AmLaP23 Update
AMLaP23 took place from August 31st to September 2, with many current and former Banana Slugs in attendance. It was hosted by the Basque Center for Brain and Language in San Sebastián-Donostia, whose mountain-hemmed, fog-suffused shores were eerily reminiscent of [Matt’s] home. There were six presentations from current students and faculty:
- Max Kaplan and Amanda Rysling, “Is phonotactic repair of onset clusters modulated by listener expectations?”
- Jack Duff, Pranav Anand and Amanda Rysling, “No cost for canceling causal inferences in the comprehension of short English narratives”
- Vishal Arvindam, Maxime Tulling and Ailís Cournane, “Representing non-actuality in the online processing of negative and possibility utterances”

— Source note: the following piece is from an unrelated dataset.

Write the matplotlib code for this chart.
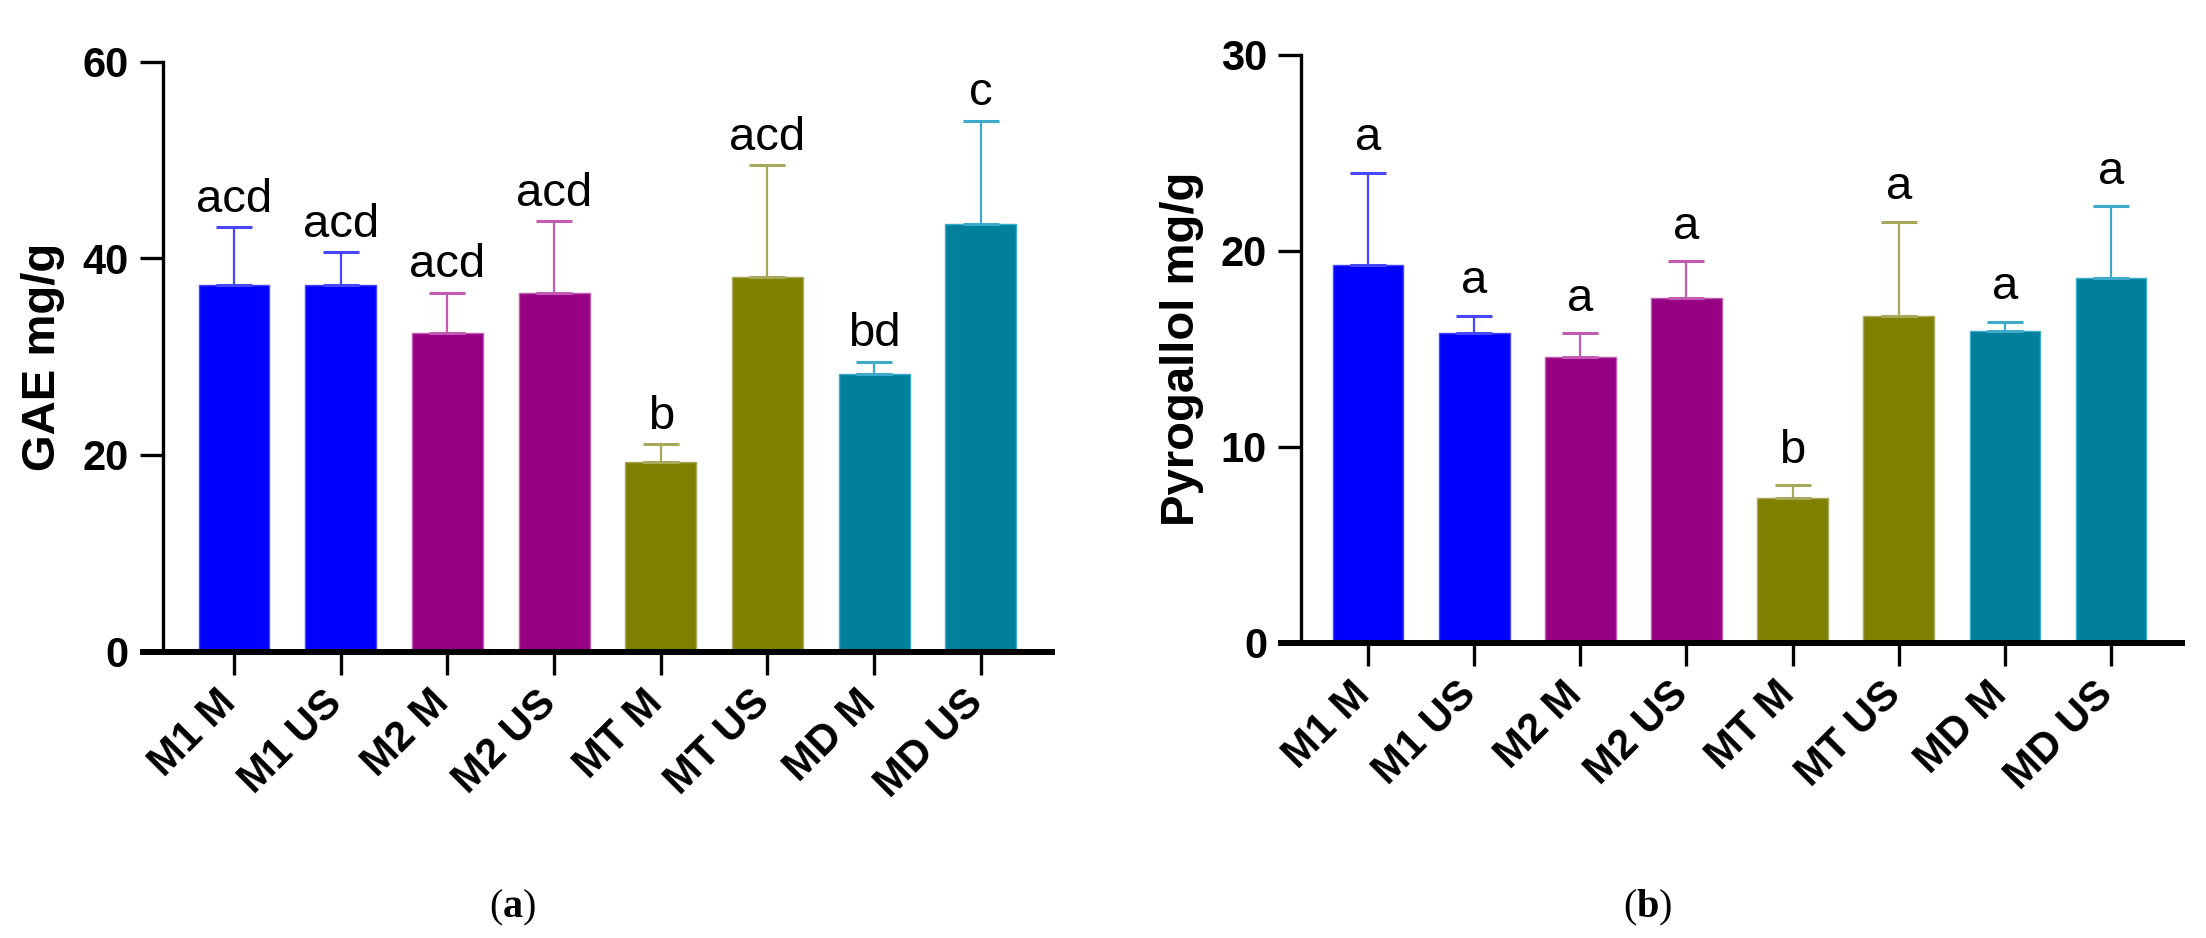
import numpy as np
import matplotlib
matplotlib.use('Agg')
import matplotlib.pyplot as plt
from matplotlib.transforms import ScaledTranslation

plt.rcParams['font.family'] = ['Liberation Sans', 'DejaVu Sans']
plt.rcParams['mathtext.fontset'] = 'custom'
plt.rcParams['mathtext.rm'] = 'Liberation Serif'
plt.rcParams['mathtext.bf'] = 'Liberation Serif:bold'

# 数据
groups = ['M1 M', 'M1 US', 'M2 M', 'M2 US', 'MT M', 'MT US', 'MD M', 'MD US']

gae_mean = [37.3, 37.3, 32.4, 36.5, 19.3, 38.1, 28.2, 43.5]
gae_sd = [5.9, 3.3, 4.1, 7.3, 1.8, 11.4, 1.3, 10.5]
gae_letters = ['acd', 'acd', 'acd', 'acd', 'b', 'acd', 'bd', 'c']

pyro_mean = [19.3, 15.8, 14.6, 17.6, 7.4, 16.7, 15.9, 18.6]
pyro_sd = [4.7, 0.9, 1.2, 1.9, 0.65, 4.8, 0.5, 3.7]
pyro_letters = ['a', 'a', 'a', 'a', 'b', 'a', 'a', 'a']

bar_colors = ['#0000ff', '#0000ff', '#960082', '#960082',
              '#808000', '#808000', '#00809a', '#00809a']
err_colors = ['#4646ff', '#4646ff', '#c25ab4', '#c25ab4',
              '#a8a85a', '#a8a85a', '#3caac8', '#3caac8']

fig = plt.figure(figsize=(22.06, 9.38), dpi=100)
ax_a = fig.add_axes([0.0739, 0.3054, 0.4043, 0.6288])
ax_b = fig.add_axes([0.5898, 0.3145, 0.4007, 0.6269])


def draw_panel(ax, means, sds, letters, ymax, step, ylabel, xlim, gap):
    x = np.arange(len(groups))
    ax.bar(x, means, width=0.665, color=bar_colors, edgecolor=err_colors,
           linewidth=1.0, zorder=2)
    for xi, m, s, c in zip(x, means, sds, err_colors):
        ax.errorbar(xi, m, yerr=[[0], [s]], fmt='none', ecolor=c,
                    elinewidth=1.6, capsize=13, capthick=2.2, zorder=3)
    for xi, m, s, t in zip(x, means, sds, letters):
        ax.annotate(t, (xi, m + s), xytext=(0, gap), textcoords='offset points',
                    ha='center', va='baseline', fontsize=34)

    ax.set_xlim(*xlim)
    ax.set_ylim(0, ymax)
    ax.set_yticks(np.arange(0, ymax + 1, step))
    ax.set_xticks(x)
    ax.set_xticklabels(groups, rotation=45, ha='right', fontsize=30,
                       fontweight='bold')
    for lab in ax.get_yticklabels():
        lab.set_fontsize(30)
        lab.set_fontweight('bold')
    ax.tick_params(axis='both', direction='out', length=16.5, width=2.4,
                   color='black', pad=8)
    ax.tick_params(axis='x', pad=6)
    for lab in ax.get_xticklabels():
        lab.set_transform(lab.get_transform() +
                          ScaledTranslation(0.10, 0, fig.dpi_scale_trans))

    ax.spines['top'].set_visible(False)
    ax.spines['right'].set_visible(False)
    ax.spines['left'].set_linewidth(2.4)
    ax.spines['bottom'].set_linewidth(4.3)
    ax.spines['bottom'].set_capstyle('butt')
    ax.spines['bottom'].set_bounds(xlim[0] - 0.22, xlim[1])
    ax.spines['bottom'].set_clip_on(False)

    ax.set_ylabel(ylabel, fontsize=34, fontweight='bold')
    ax.yaxis.set_label_coords(-0.11, 0.5)


draw_panel(ax_a, gae_mean, gae_sd, gae_letters, 60, 20, 'GAE mg/g',
           (-0.665, 7.694), 11)
draw_panel(ax_b, pyro_mean, pyro_sd, pyro_letters, 30, 10, 'Pyrogallol mg/g',
           (-0.631, 7.697), 16)

fig.text(513 / 2206, 0.032, r'($\mathbf{a}$)', ha='center', va='center',
         fontsize=29, family='Liberation Serif')
fig.text(1648 / 2206, 0.032, r'($\mathbf{b}$)', ha='center', va='center',
         fontsize=29, family='Liberation Serif')

plt.savefig('out.png', dpi=100)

- Matthew Kogan and Matthew Wagers, “Maintaining Syntactic Positions and Thematic Roles in Memory: Evidence from Ditransitive Alternations in English”
- Lalitha Balachandran, Stephanie Rich and Matthew Wagers, “Domain-sensitivity of sentence memory and (lack of) temporal contiguity effects”
- Vishal Arvindam and Matthew Wagers, “The time course of processing anti-local anaphors in Telugu supports the Local Search Hypothesis”
All of their abstracts can be found here.
We also ran into many former slugs, like Kelsey Sasaki (Ph.D. 2021, now Junior Research Fellow at Oxford; presenting joint work with Matt Husband, Daniel Altshuler and Runyi Yao) and Jakub Dotlačil (Assitant Professor at Utrecht). And Professor Liv Hoversten from Psychology, who completed a postdoc at BCBL, was also present.